Stated exercise: Repeat the records verbatim and leave the pictures out of your copy.

Record set:
☆ ☆ ☆ ☆
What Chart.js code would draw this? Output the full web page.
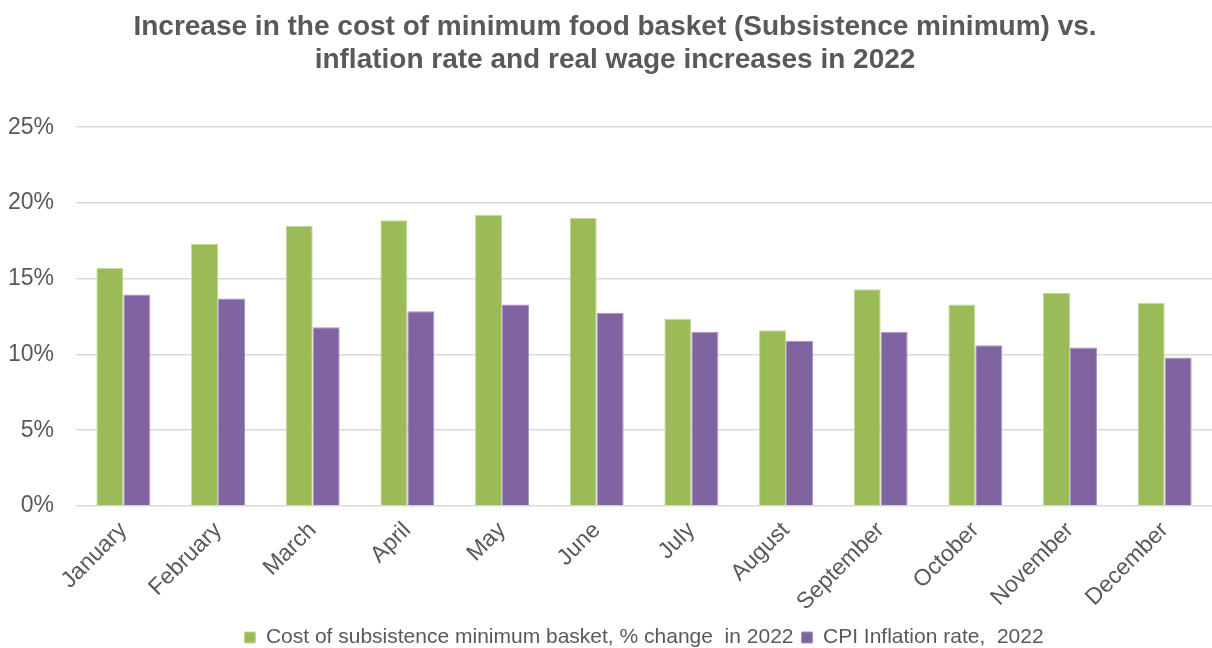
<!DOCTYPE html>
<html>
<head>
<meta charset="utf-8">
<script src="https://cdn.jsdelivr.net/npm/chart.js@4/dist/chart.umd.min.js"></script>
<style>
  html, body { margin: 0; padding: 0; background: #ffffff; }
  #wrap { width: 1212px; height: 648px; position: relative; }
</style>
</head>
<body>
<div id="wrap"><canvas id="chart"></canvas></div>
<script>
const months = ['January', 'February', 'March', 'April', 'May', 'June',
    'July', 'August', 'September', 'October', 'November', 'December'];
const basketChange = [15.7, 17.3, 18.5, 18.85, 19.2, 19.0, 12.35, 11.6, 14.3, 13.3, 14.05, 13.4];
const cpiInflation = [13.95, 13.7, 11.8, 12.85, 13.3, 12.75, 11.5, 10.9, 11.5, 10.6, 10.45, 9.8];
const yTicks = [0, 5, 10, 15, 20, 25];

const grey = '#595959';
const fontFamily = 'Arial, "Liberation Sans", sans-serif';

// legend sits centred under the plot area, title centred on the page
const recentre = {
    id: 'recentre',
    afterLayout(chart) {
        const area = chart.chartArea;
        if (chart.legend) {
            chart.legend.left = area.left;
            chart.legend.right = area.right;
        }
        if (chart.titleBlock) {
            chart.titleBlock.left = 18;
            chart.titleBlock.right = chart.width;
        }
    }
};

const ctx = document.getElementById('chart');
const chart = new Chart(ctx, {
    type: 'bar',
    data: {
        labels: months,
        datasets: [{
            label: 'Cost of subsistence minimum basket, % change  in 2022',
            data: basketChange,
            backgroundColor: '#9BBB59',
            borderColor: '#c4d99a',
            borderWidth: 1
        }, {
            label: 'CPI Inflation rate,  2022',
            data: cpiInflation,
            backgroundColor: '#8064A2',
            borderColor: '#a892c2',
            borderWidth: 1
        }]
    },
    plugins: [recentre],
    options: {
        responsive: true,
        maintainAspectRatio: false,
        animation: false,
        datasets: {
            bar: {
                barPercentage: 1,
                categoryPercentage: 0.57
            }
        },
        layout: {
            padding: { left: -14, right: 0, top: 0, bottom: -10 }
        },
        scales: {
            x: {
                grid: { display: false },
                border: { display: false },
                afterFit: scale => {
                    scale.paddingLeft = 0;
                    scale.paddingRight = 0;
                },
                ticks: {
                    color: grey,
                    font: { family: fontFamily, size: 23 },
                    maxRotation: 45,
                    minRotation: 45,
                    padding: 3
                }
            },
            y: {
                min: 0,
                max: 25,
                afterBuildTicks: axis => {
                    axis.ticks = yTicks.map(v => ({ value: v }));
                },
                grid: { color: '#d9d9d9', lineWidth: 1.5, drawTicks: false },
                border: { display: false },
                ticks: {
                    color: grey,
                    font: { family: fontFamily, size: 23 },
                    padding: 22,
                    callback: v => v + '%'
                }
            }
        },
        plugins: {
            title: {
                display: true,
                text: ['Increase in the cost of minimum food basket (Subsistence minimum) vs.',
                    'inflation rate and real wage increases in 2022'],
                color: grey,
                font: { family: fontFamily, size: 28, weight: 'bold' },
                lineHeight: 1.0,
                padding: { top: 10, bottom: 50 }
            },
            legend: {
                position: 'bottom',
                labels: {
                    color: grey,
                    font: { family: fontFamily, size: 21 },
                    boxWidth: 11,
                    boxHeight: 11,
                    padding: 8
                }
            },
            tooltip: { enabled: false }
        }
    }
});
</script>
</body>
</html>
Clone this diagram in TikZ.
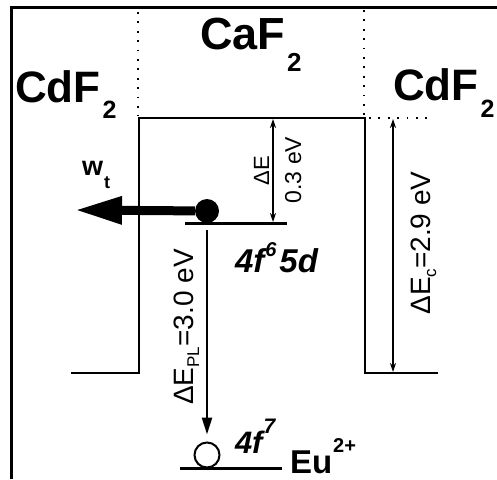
☆ ☆ ☆ ☆
Expected output:
What Chart.js code would draw this? Output the full web page.
<!DOCTYPE html>
<html>
<head>
<meta charset="utf-8">
<script src="https://cdn.jsdelivr.net/npm/chart.js@4/dist/chart.umd.min.js"></script>
<style>
  html, body { margin: 0; padding: 0; background: #ffffff; }
  #wrap { width: 1212px; height: 648px; position: relative; }
</style>
</head>
<body>
<div id="wrap"><canvas id="chart"></canvas></div>
<script>
const months = ['January', 'February', 'March', 'April', 'May', 'June',
    'July', 'August', 'September', 'October', 'November', 'December'];
const basketChange = [15.7, 17.3, 18.5, 18.85, 19.2, 19.0, 12.35, 11.6, 14.3, 13.3, 14.05, 13.4];
const cpiInflation = [13.95, 13.7, 11.8, 12.85, 13.3, 12.75, 11.5, 10.9, 11.5, 10.6, 10.45, 9.8];
const yTicks = [0, 5, 10, 15, 20, 25];

const grey = '#595959';
const fontFamily = 'Arial, "Liberation Sans", sans-serif';

// legend sits centred under the plot area, title centred on the page
const recentre = {
    id: 'recentre',
    afterLayout(chart) {
        const area = chart.chartArea;
        if (chart.legend) {
            chart.legend.left = area.left;
            chart.legend.right = area.right;
        }
        if (chart.titleBlock) {
            chart.titleBlock.left = 18;
            chart.titleBlock.right = chart.width;
        }
    }
};

const ctx = document.getElementById('chart');
const chart = new Chart(ctx, {
    type: 'bar',
    data: {
        labels: months,
        datasets: [{
            label: 'Cost of subsistence minimum basket, % change  in 2022',
            data: basketChange,
            backgroundColor: '#9BBB59',
            borderColor: '#c4d99a',
            borderWidth: 1
        }, {
            label: 'CPI Inflation rate,  2022',
            data: cpiInflation,
            backgroundColor: '#8064A2',
            borderColor: '#a892c2',
            borderWidth: 1
        }]
    },
    plugins: [recentre],
    options: {
        responsive: true,
        maintainAspectRatio: false,
        animation: false,
        datasets: {
            bar: {
                barPercentage: 1,
                categoryPercentage: 0.57
            }
        },
        layout: {
            padding: { left: -14, right: 0, top: 0, bottom: -10 }
        },
        scales: {
            x: {
                grid: { display: false },
                border: { display: false },
                afterFit: scale => {
                    scale.paddingLeft = 0;
                    scale.paddingRight = 0;
                },
                ticks: {
                    color: grey,
                    font: { family: fontFamily, size: 23 },
                    maxRotation: 45,
                    minRotation: 45,
                    padding: 3
                }
            },
            y: {
                min: 0,
                max: 25,
                afterBuildTicks: axis => {
                    axis.ticks = yTicks.map(v => ({ value: v }));
                },
                grid: { color: '#d9d9d9', lineWidth: 1.5, drawTicks: false },
                border: { display: false },
                ticks: {
                    color: grey,
                    font: { family: fontFamily, size: 23 },
                    padding: 22,
                    callback: v => v + '%'
                }
            }
        },
        plugins: {
            title: {
                display: true,
                text: ['Increase in the cost of minimum food basket (Subsistence minimum) vs.',
                    'inflation rate and real wage increases in 2022'],
                color: grey,
                font: { family: fontFamily, size: 28, weight: 'bold' },
                lineHeight: 1.0,
                padding: { top: 10, bottom: 50 }
            },
            legend: {
                position: 'bottom',
                labels: {
                    color: grey,
                    font: { family: fontFamily, size: 21 },
                    boxWidth: 11,
                    boxHeight: 11,
                    padding: 8
                }
            },
            tooltip: { enabled: false }
        }
    }
});
</script>
</body>
</html>
Clone this diagram in TikZ.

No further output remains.